In 1936, Britain’s BBC beat us handily with the world’s first regular service. In 1941, the U.S. froze definition at 525 lines of resolution (a larger number of lines means a higher image definition) and an “aspect ratio” (vertical to horizontal image size) of 4:3; both standards were finally abandoned just a few days ago.

There’s nothing new about HDTV. The 819 line HDTV that I first saw in Paris almost 50 years ago was impressive. After Liberation in 1944, Edward R. Murrow panicked his superiors at CBS reporting that Frenchman René Barthélemy was demonstrating 1,000-line HDTV in his Montrouge laboratory. Frozen at 819 lines when the Eiffel Tower station opened on October 1, 1950, anyone who saw French television envied the movie-like image quality. Meanwhile, our 525 line standard was considered both good enough and too entrenched, so we stuck with it.

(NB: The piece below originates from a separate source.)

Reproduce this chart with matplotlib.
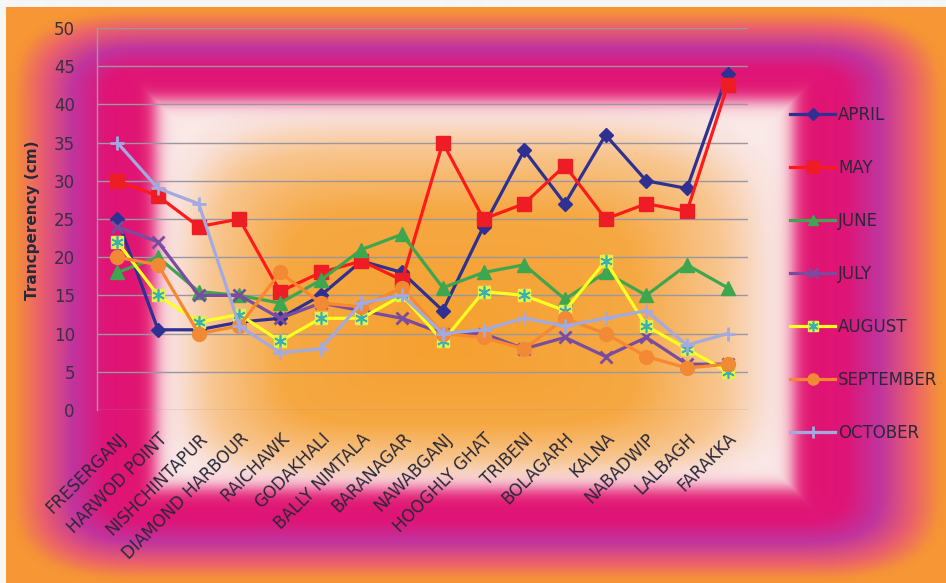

The conversion to all-HDTV brings sharper pictures, but requiring the complete reconstruction of every TV station in the land has cost the industry billions of dollars – and it was an unfunded federal mandate. Spurred by Japanese competition and the desire to retain some TV set manufacturing in the United States, the HDTV conversion process has gone on for decades, and poor government administration resulted in confusion.

This country’s conversion to digital television has been part of a wide-ranging industrial exercise that has seen various deadlines come and go. The transition was supposed to take place in February. It’s been a messy process, and it may take years to sort out the true gains.

Digital TV requires less bandwidth due to digital video compression. By squeezing more channels within the same frequency band, there are frequencies made available for other uses, such as cell telephone transmissions.

The federal government, as it goes through a beleaguering budgeting process, has been deriving financial gains by dividing up and auctioning certain parts of the frequency spectrum.

Most television set owners hardly noticed the switch from analog to digital because cable or satellite providers made the conversion.

But are we really watching HDTV? While images look snappier on flat screens that are all the rage and the aspect ratio goes from 4:3 to a more theatrical 16:9, so called “high” definition may not be as elevated in some cases as it is in others.

Then there is an environmental question: How do we process the tens of millions of TV sets headed for scrap heaps? There’s lots of nasty stuff lurking in a typical receiver, and some municipalities charge a separate and distinct fee to handle various curbside “gifts” of electronics.